Further, all the cities are located around the rivers, so we would have no artifacts buried under deposits to help us identify the deposits as fluvial except right around the rivers.
 
Lastly, any deposits from this one-off flood far from the rivers would be re-worked by the winds after the flood was finished, and a long time has elapsed for such re-working to occur. Only if they got buried by a further event would they be maintained, but this would not happen far from the river. Small quantities of non-native silt in the uplands would be carried away or covered by moving dunes perhaps, and I'm not sure how likely it would be that a geologist would notice them if they were a very thin layer under a few feet of sand dune. I wouldn't expect enough non-native silt to arrive over such vast stretches of aeolian mesopotamia to produce a thick layer, identifiable to a geologist working with an oil drilling operation. Oil drilling isn't concerned with the sand in the upper 3 meters, I'm sure. And nobody is digging far from the rivers for any other reason than that.
 
So in summary I'm saying that a very uncharacteristic flood would create very uncharacteristic deposits, and I'm not sure that the geologists who mapped mesopotamia were looking carefully enough to find something that had that very unique character.
 
Criticism? Thoughts?
 
God's blessings to you,
Phil Metzger
 
 
-----Original Message-----
From: glennmorton@entouch.net
To: asa@calvin.edu
Sent: Thu, 02 Mar 2006 07:32:01 -0500
Subject: Re: Special Creation

***
Phil Metzger wrote:
 
>>>Has Carol Ann Hill's paper on the geology of the flood appeared in PSCF, yet? IMO, that paper, and the paper by her husband, answer quite well Glenn's objections against a very significant mesopotamian flood.
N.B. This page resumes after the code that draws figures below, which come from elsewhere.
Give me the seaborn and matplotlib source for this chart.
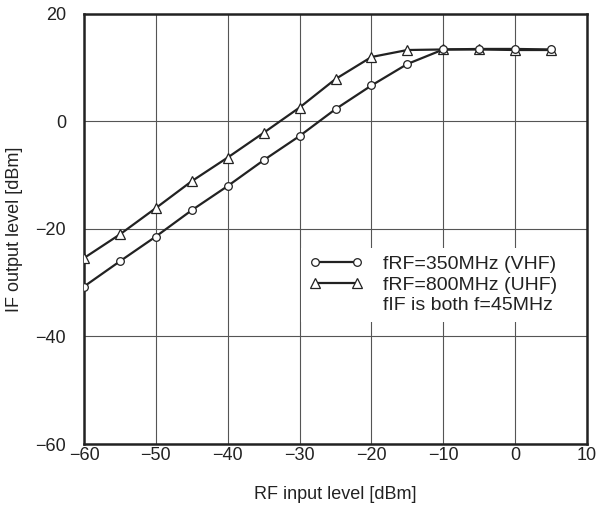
import pandas as pd
import seaborn as sns
import matplotlib.pyplot as plt
from matplotlib.lines import Line2D

# RF input level [dBm]
rf_in = [-60, -55, -50, -45, -40, -35, -30, -25, -20, -15, -10, -5, 0, 5]
# IF output level [dBm]
vhf_out = [-30.7, -26.0, -21.4, -16.5, -12.0, -7.2, -2.7, 2.3, 6.7, 10.7, 13.4, 13.5, 13.5, 13.4]
uhf_out = [-25.4, -21.0, -16.1, -11.1, -6.7, -2.1, 2.6, 7.9, 12.0, 13.3, 13.4, 13.4, 13.3, 13.3]

x_ticks = [-60, -50, -40, -30, -20, -10, 0, 10]
y_ticks = [-60, -40, -20, 0, 20]

vhf = pd.DataFrame({"rf": rf_in, "if_out": vhf_out})
uhf = pd.DataFrame({"rf": rf_in, "if_out": uhf_out})

sns.set_theme(style="white")
plt.rcParams["font.family"] = ["Liberation Sans", "DejaVu Sans"]

fig = plt.figure(figsize=(5.98, 5.09), dpi=100)
ax = fig.add_axes([0.1405, 0.1277, 0.8411, 0.8448])

sns.lineplot(data=uhf, x="rf", y="if_out", ax=ax, color="#222222", linewidth=1.6,
             marker="^", markersize=7.5, markerfacecolor="white",
             markeredgecolor="#222222", markeredgewidth=0.9, zorder=3)
sns.lineplot(data=vhf, x="rf", y="if_out", ax=ax, color="#222222", linewidth=1.6,
             marker="o", markersize=5.5, markerfacecolor="white",
             markeredgecolor="#222222", markeredgewidth=0.9, zorder=4)

ax.set_xlim(-60, 10)
ax.set_ylim(-60, 20)
ax.set_xticks(x_ticks)
ax.set_yticks(y_ticks)
ax.grid(True, color="#555555", linewidth=0.8)
ax.set_axisbelow(True)
for s in ax.spines.values():
    s.set_color("#222222")
    s.set_linewidth(1.8)
ax.tick_params(length=0, labelsize=13, colors="#222222")
ax.tick_params(axis="y", pad=13)
ax.tick_params(axis="x", pad=2)

ax.set_xlabel("RF input level [dBm]", fontsize=13, color="#222222", labelpad=16)
ax.set_ylabel("IF output level [dBm]", fontsize=13, color="#222222", labelpad=9)

handles = [
    Line2D([], [], color="#222222", linewidth=1.6, marker="o", markersize=5.5,
           markerfacecolor="white", markeredgecolor="#222222", markeredgewidth=0.9),
    Line2D([], [], color="#222222", linewidth=1.6, marker="^", markersize=7.5,
           markerfacecolor="white", markeredgecolor="#222222", markeredgewidth=0.9),
    Line2D([], [], linestyle="none"),
]
labels = ["fRF=350MHz (VHF)", "fRF=800MHz (UHF)", "fIF is both f=45MHz"]
leg = ax.legend(handles, labels, loc="center left", bbox_to_anchor=(0.413, 0.37),
                numpoints=2, frameon=True, fontsize=14, handlelength=2.77,
                handletextpad=1.04, labelspacing=0.15, borderpad=0.4, facecolor="white",
                edgecolor="white", framealpha=1, fancybox=False)
leg.get_frame().set_linewidth(0)
for t in leg.get_texts():
    t.set_color("#222222")

fig.savefig("out.png", dpi=100)
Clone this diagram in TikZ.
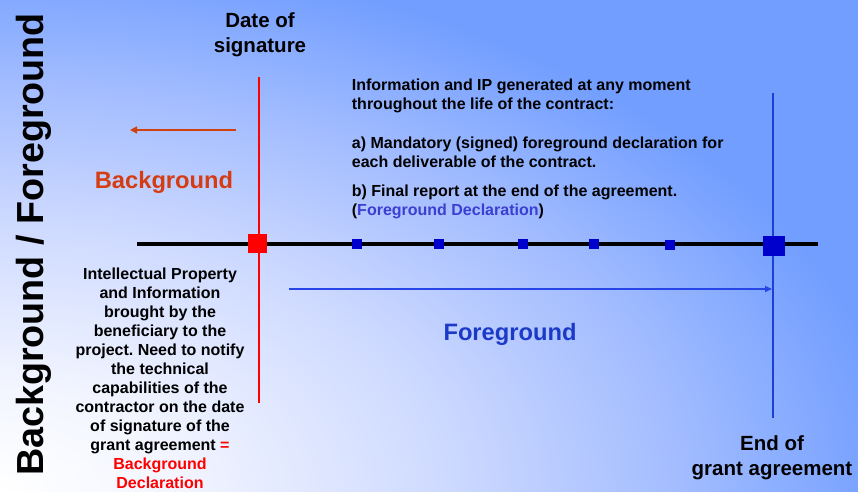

Maybe it wasn't as large as even Carol and her husband argue, but I think they show quite well the physics and geology for a large regional flood are not out of the question.<<<
 
I would say that in order to answer my objection, they would have to show that the geologic maps of Iraq, which I have studied from several sources, are wrong and that there are widespread Quaternary riverine sediments. What I have seen the quaternary river sediments are confined very closely to the present day river channels. If they can't change that, they can't answer my objection.